Consuls thank Luke Lee

Consuls thank Luke Lee

Why would I say the foreign consuls throughout our communities in the United States are grateful to Luke Lee? And, who’s this Luke Lee?

First of all, he passed away on January 7, 2015, at the age of 91 in Bethesda, MD.  so our gratitude must be for the legacy he leaves behind. Consuls everywhere – not just in the United States – share my feelings of gratitude.

Regrettably, most consuls haven’t even heard his name. I may have been different in that I, as a student of consular law at the University of Helsinki Law School, idolized this man. Doing research on my dissertation I had “met” him while digging for an authoritative source, and – as I was soon to learn – Luke Lee was the pinnacle. Years later, while serving as an honorary consul in Miami we exchanged letters with each other and he seemed happily curious when I shared my Helsinki research recollections with him.

As I had learned, the law on consuls was initially mostly unwritten and, therefore ambiguous. But things changed in 1961 when Professor Lee’s seminal book, Consular Law and Practice, was published. The first edition (since, updated and co-authored by Professor John Quigley) was quickly recognized as the first systematized analysis of consular law.

Just two years later (1963) the book was the basis for the delegates who gathered in Vienna to consider a multilateral treaty on consular law. Today we know this as the Vienna Convention on Consular Relations.

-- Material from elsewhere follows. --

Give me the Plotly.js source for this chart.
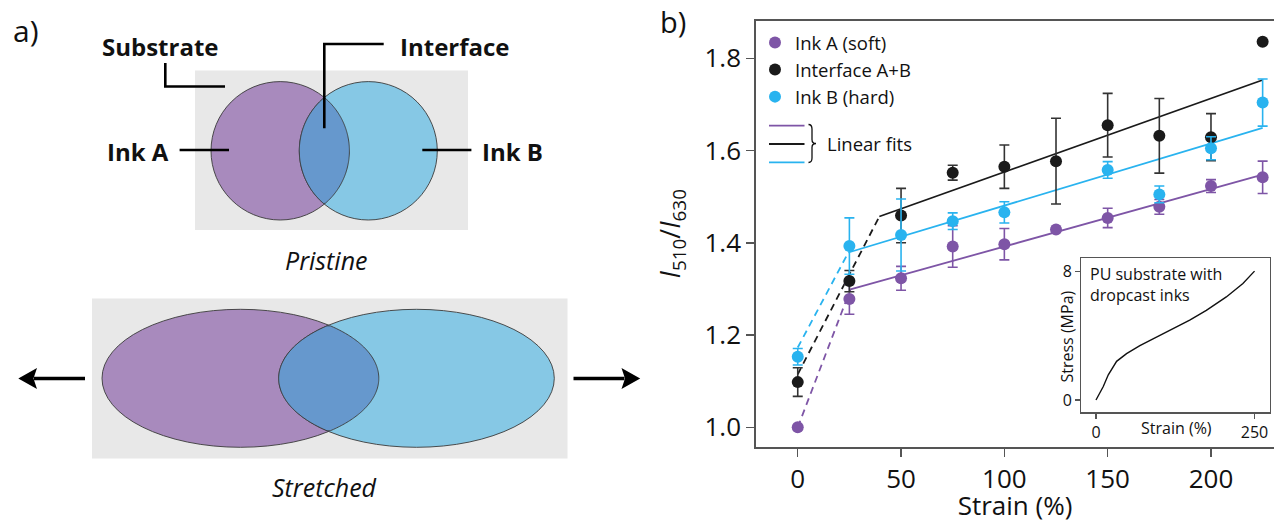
<!DOCTYPE html>
<html><head><meta charset="utf-8">
<script src="https://cdn.plot.ly/plotly-3.0.1.min.js"></script>
<style>html,body{margin:0;padding:0;background:#fff;overflow:hidden}#chart{width:1274px;height:523px}</style>
</head><body><div id="chart"></div>
<script>
// ---------- data (panel b) ----------
const strain      = [0, 25, 50, 75, 100, 125, 150, 175, 200, 225];
const inkA        = [1.000, 1.278, 1.323, 1.392, 1.397, 1.429, 1.454, 1.478, 1.523, 1.542];
const inkAErr     = [0, 0.033, 0.026, 0.045, 0.034, 0, 0.021, 0.016, 0.014, 0.035];
const iface       = [1.098, 1.317, 1.459, 1.552, 1.565, 1.577, 1.655, 1.632, 1.629, 1.836];
const ifaceErr    = [0.031, 0.023, 0.059, 0.016, 0.047, 0.093, 0.069, 0.081, 0.051, 0];
const strainB     = [0, 25, 50, 75, 100, 150, 175, 200, 225];
const inkB        = [1.153, 1.393, 1.417, 1.447, 1.466, 1.558, 1.505, 1.605, 1.704];
const inkBErr     = [0.018, 0.061, 0.078, 0.018, 0.023, 0.018, 0.018, 0.025, 0.051];

// linear fits (solid) and their dashed extrapolations to 0 %
const fitAx = [25.5, 225],  fitAy = [1.299, 1.548];
const fitAdx = [0, 25.5],   fitAdy = [1.000, 1.299];
const fitIx = [39.5, 225],  fitIy = [1.457, 1.753];
const fitIdx = [0, 39.5],   fitIdy = [1.115, 1.457];
const fitBx = [24.5, 225],  fitBy = [1.379, 1.649];
const fitBdx = [0, 24.5],   fitBdy = [1.173, 1.379];

// inset stress-strain curve
const insetStrain = [0, 11.5, 19.4, 32.5, 48.2, 69.2, 95.4, 121.6, 147.8, 174, 205.5, 231.7, 250];
const insetStress = [0, 0.84, 1.57, 2.41, 2.89, 3.39, 3.92, 4.44, 4.98, 5.59, 6.43, 7.27, 8.04];

const seriesNames = ['Ink A (soft)', 'Interface A+B', 'Ink B (hard)'];
const xTicks = [0, 50, 100, 150, 200];
const yTicks = [1.0, 1.2, 1.4, 1.6, 1.8];
const yTickText = ['1.0', '1.2', '1.4', '1.6', '1.8'];

// ---------- styling ----------
const PURPLE = '#7E55A6', CYAN = '#29B3EF', BLACK = '#1A1A1A';
const FONT = 'Open Sans';
const W = 1274, H = 523;
const X = px => px / W, Y = py => 1 - py / H;

function fitTrace(x, y, color, dash) {
  return {x: x, y: y, mode: 'lines', type: 'scatter', showlegend: false, hoverinfo: 'skip',
          line: {color: color, width: 1.8, dash: dash ? '7px,5px' : 'solid'}, xaxis: 'x', yaxis: 'y'};
}
function markerTrace(x, y, err, color, name, errColor) {
  return {x: x, y: y, mode: 'markers', type: 'scatter', name: name,
          marker: {color: color, size: 12},
          error_y: {type: 'data', array: err, visible: true, color: errColor || color, thickness: 1.6, width: 5},
          xaxis: 'x', yaxis: 'y'};
}

const traces = [
  fitTrace(fitAdx, fitAdy, PURPLE, true), fitTrace(fitAx, fitAy, PURPLE, false),
  fitTrace(fitIdx, fitIdy, BLACK, true),  fitTrace(fitIx, fitIy, BLACK, false),
  fitTrace(fitBdx, fitBdy, CYAN, true),   fitTrace(fitBx, fitBy, CYAN, false),
  markerTrace(strain, inkA, inkAErr, PURPLE, seriesNames[0]),
  markerTrace(strain, iface, ifaceErr, BLACK, seriesNames[1], '#333'),
  markerTrace(strainB, inkB, inkBErr, CYAN, seriesNames[2]),
  {x: insetStrain, y: insetStress, mode: 'lines', type: 'scatter', showlegend: false,
   line: {color: '#111', width: 1.4}, xaxis: 'x2', yaxis: 'y2', hoverinfo: 'skip'}
];

// ---------- panel a geometry ----------
const ellPA = {cx: 280.2, cy: 150.8, rx: 69.2, ry: 69.2};
const ellPB = {cx: 368.3, cy: 150.8, rx: 69.0, ry: 69.2};
const ellSA = {cx: 240.4, cy: 378.3, rx: 138.4, ry: 69.0};
const ellSB = {cx: 416.5, cy: 378.3, rx: 137.8, ry: 69.0};
const A_FILL = '#A88ABD', B_FILL = '#86C8E5', AB_FILL = '#6698CD', EDGE = '#3a3a3a';

function inside(E, x, y) { const dx = (x - E.cx) / E.rx, dy = (y - E.cy) / E.ry; return dx*dx + dy*dy <= 1; }
function arcInside(E, F, tc) {
  const pts = [], N = 400;
  for (let i = 0; i <= N; i++) {
    const t = tc - Math.PI + 2 * Math.PI * i / N;
    const x = E.cx + E.rx * Math.cos(t), y = E.cy + E.ry * Math.sin(t);
    if (inside(F, x, y)) pts.push([x, y]);
  }
  return pts;
}
function lensPath(A, B) {
  const pts = arcInside(A, B, 0).concat(arcInside(B, A, Math.PI));
  return pts.map((p, i) => (i ? 'L' : 'M') + X(p[0]).toFixed(5) + ',' + Y(p[1]).toFixed(5)).join(' ') + ' Z';
}
function ellShape(E, fill) {
  return {type: 'circle', xref: 'paper', yref: 'paper', x0: X(E.cx - E.rx), x1: X(E.cx + E.rx),
          y0: Y(E.cy + E.ry), y1: Y(E.cy - E.ry), fillcolor: fill, line: {color: EDGE, width: 0.9}, layer: 'above'};
}
function pxPath(pts, close) {
  return pts.map((p, i) => (i ? 'L' : 'M') + X(p[0]).toFixed(5) + ',' + Y(p[1]).toFixed(5)).join(' ') + (close ? ' Z' : '');
}
function lineShape(pts, width, color) {
  return {type: 'path', xref: 'paper', yref: 'paper', path: pxPath(pts, false), fillcolor: 'rgba(0,0,0,0)',
          line: {color: color || '#000', width: width}, layer: 'above'};
}
function fillShape(pts, color) {
  return {type: 'path', xref: 'paper', yref: 'paper', path: pxPath(pts, true), fillcolor: color,
          line: {width: 0}, layer: 'above'};
}

const shapes = [
  {type: 'rect', xref: 'paper', yref: 'paper', x0: X(195), x1: X(468), y0: Y(230), y1: Y(70.5), fillcolor: '#E8E8E8', line: {width: 0}, layer: 'below'},
  {type: 'rect', xref: 'paper', yref: 'paper', x0: X(92), x1: X(567.5), y0: Y(458.5), y1: Y(298.5), fillcolor: '#E8E8E8', line: {width: 0}, layer: 'below'},
  ellShape(ellPA, A_FILL), ellShape(ellPB, B_FILL),
  {type: 'path', xref: 'paper', yref: 'paper', path: lensPath(ellPA, ellPB), fillcolor: AB_FILL, line: {color: EDGE, width: 0.9}, layer: 'above'},
  ellShape(ellSA, A_FILL), ellShape(ellSB, B_FILL),
  {type: 'path', xref: 'paper', yref: 'paper', path: lensPath(ellSA, ellSB), fillcolor: AB_FILL, line: {color: EDGE, width: 0.9}, layer: 'above'},
  // leader lines
  lineShape([[165.3, 63], [165.3, 86.5], [225, 86.5]], 2.6),
  lineShape([[383.7, 44], [324.3, 44], [324.3, 128.3]], 2.6),
  lineShape([[179.6, 150], [229, 150]], 2.6),
  lineShape([[422.3, 150], [471.4, 150]], 2.6),
  // arrows
  lineShape([[85, 378.5], [34, 378.5]], 3.5),
  fillShape([[18.3, 378.5], [37, 368], [33.5, 378.5], [37, 389]], '#000'),
  lineShape([[573.5, 378.5], [624.5, 378.5]], 3.5),
  fillShape([[640.2, 378.5], [621.5, 368], [625, 378.5], [621.5, 389]], '#000'),
  // linear-fit legend keys
  lineShape([[769, 125.7], [804.5, 125.7]], 1.8, PURPLE),
  lineShape([[769, 144], [804.5, 144]], 1.8, BLACK),
  lineShape([[769, 162.3], [804.5, 162.3]], 1.8, CYAN),
  {type: 'path', xref: 'paper', yref: 'paper', fillcolor: 'rgba(0,0,0,0)', line: {color: '#111', width: 1.3},
   path: 'M' + X(808.5) + ',' + Y(124.5) + ' Q' + X(812) + ',' + Y(124.5) + ' ' + X(812) + ',' + Y(129) +
         ' L' + X(812) + ',' + Y(139.5) + ' Q' + X(812) + ',' + Y(143.5) + ' ' + X(816) + ',' + Y(143.5) +
         ' Q' + X(812) + ',' + Y(143.5) + ' ' + X(812) + ',' + Y(147.5) +
         ' L' + X(812) + ',' + Y(158) + ' Q' + X(812) + ',' + Y(162.5) + ' ' + X(808.5) + ',' + Y(162.5)}
];

function ann(text, px, py, size, opts) {
  return Object.assign({text: text, xref: 'paper', yref: 'paper', x: X(px), y: Y(py), showarrow: false,
    xanchor: 'center', yanchor: 'middle', font: {family: FONT, size: size, color: '#111'}}, opts || {});
}
const annotations = [
  ann('a)', 25.5, 30, 30),
  ann('b)', 672.5, 22, 29),
  ann('<b>Substrate</b>', 160.8, 46, 24),
  ann('<b>Interface</b>', 454.7, 46, 24),
  ann('<b>Ink A</b>', 138.2, 151, 24),
  ann('<b>Ink B</b>', 512.2, 151, 24),
  ann('<i>Pristine</i>', 326.1, 260, 25),
  ann('<i>Stretched</i>', 324.5, 487, 25),
  ann('Linear fits', 825, 143.5, 18.5, {xanchor: 'left'}),
  ann('PU substrate with<br>dropcast inks', 1088, 284, 16, {xanchor: 'left', align: 'left'}),
  ann('Strain (%)', 1176.4, 427.5, 16),
  ann('Stress (MPa)', 1066, 336.5, 16, {textangle: -90})
];

const axisCommon = {showgrid: false, zeroline: false, showline: true, linecolor: '#555', linewidth: 1.8,
                    ticks: 'outside', tickcolor: '#555', tickwidth: 1.4};

const layout = {
  width: W, height: H, margin: {l: 0, r: 0, t: 0, b: 0},
  paper_bgcolor: '#fff', plot_bgcolor: 'rgba(0,0,0,0)',
  font: {family: FONT, color: '#111'},
  showlegend: true,
  legend: {x: X(755), y: Y(24), xanchor: 'left', yanchor: 'top', bgcolor: 'rgba(0,0,0,0)',
           font: {family: FONT, size: 18.5, color: '#111'}, tracegroupgap: 0},
  xaxis: Object.assign({}, axisCommon, {domain: [X(756), 1], range: [-20.2, 230.5], anchor: 'y', mirror: true,
           tickvals: xTicks, ticklen: 8, tickfont: {family: FONT, size: 26, color: '#111'},
           title: {text: 'Strain (%)', font: {family: FONT, size: 26, color: '#111'}, standoff: 11}}),
  yaxis: Object.assign({}, axisCommon, {domain: [Y(446.7), Y(20.7)], range: [0.958, 1.8815], anchor: 'x',
           tickvals: yTicks, ticktext: yTickText, ticklen: 8, tickfont: {family: FONT, size: 26, color: '#111'},
           title: {text: '<i>I</i><sub>510</sub>/<i>I</i><sub>630</sub>', font: {family: FONT, size: 27, color: '#111'}, standoff: 16}}),
  xaxis2: Object.assign({}, axisCommon, {domain: [X(1081.4), X(1270)], range: [-23, 274.4], anchor: 'y2', mirror: true,
           linewidth: 1.4, tickwidth: 1.2, ticklen: 5, tickvals: [0, 250], tickfont: {family: FONT, size: 16, color: '#111'}}),
  yaxis2: Object.assign({}, axisCommon, {domain: [Y(412.3), Y(258.3)], range: [-0.77, 8.84], anchor: 'x2', mirror: true,
           linewidth: 1.4, tickwidth: 1.2, ticklen: 5, tickvals: [0, 8], tickfont: {family: FONT, size: 16, color: '#111'}}),
  shapes: shapes,
  annotations: annotations
};

Plotly.newPlot('chart', traces, layout, {staticPlot: true, displayModeBar: false});
</script></body></html>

As Professor Quigley says, “Lee’s work became a foundation for consular law, a fundamental basis for international relations.” He also points out that “consuls unsure of their rights consult (it) when they get into a sticky situation with the receiving state. Those states … use (it) to determine their obligations towards consuls.”

These are serious matters of law but that’s not the point of this blog post. Rather, my goal is to raise the awareness of the gratitude consuls should express for Luke Lee. By understanding their rights under current international law they carry forward his legacy.

Luke T. Lee was born in Fuzhou, China on June 28, 1923. He earned an A.B. from St. John’s University in Shanghai in 1944. Arriving in the United States in 1946 with limited financial means, he continued his studies, earning a master’s degree from Columbia University in 1947, a Ph.D. from The Fletcher School of Law and Diplomacy in 1954, a J.D. from the University of Michigan Law School in 1959 and a Certificate from The Hague Academy of International Law. A prolific writer, he authored, co-authored, and edited over 100 publications.

One of his surviving daughters, Hsueh-tze Lee of Boston, points out that her father’s scholarly passion extended beyond the consular area to the advancement of international laws for the protection of human rights of all women, children and refugees. He was also the highest-ranking Asian-American in the Executive Service at the U.S. Dept. of State, where he worked for twenty years.

When the foreign consuls throughout communities in the United States ponder their individual rights or overall legal standing the name of Luke Lee is usually not the authority coming to mind. But it should be, for instance when they ask who/what defines a consul’s right of access to a jailed national. Or, when they want an answer to the commonly confusing conundrum of who/what determines the functional immunity of a consul. The current law, and the history and rationale behind it, on situations like these are only a book cover away.

For his work on clarifying the rights and status of all foreign consuls everywhere, Professor Luke T. Lee will always be our beacon.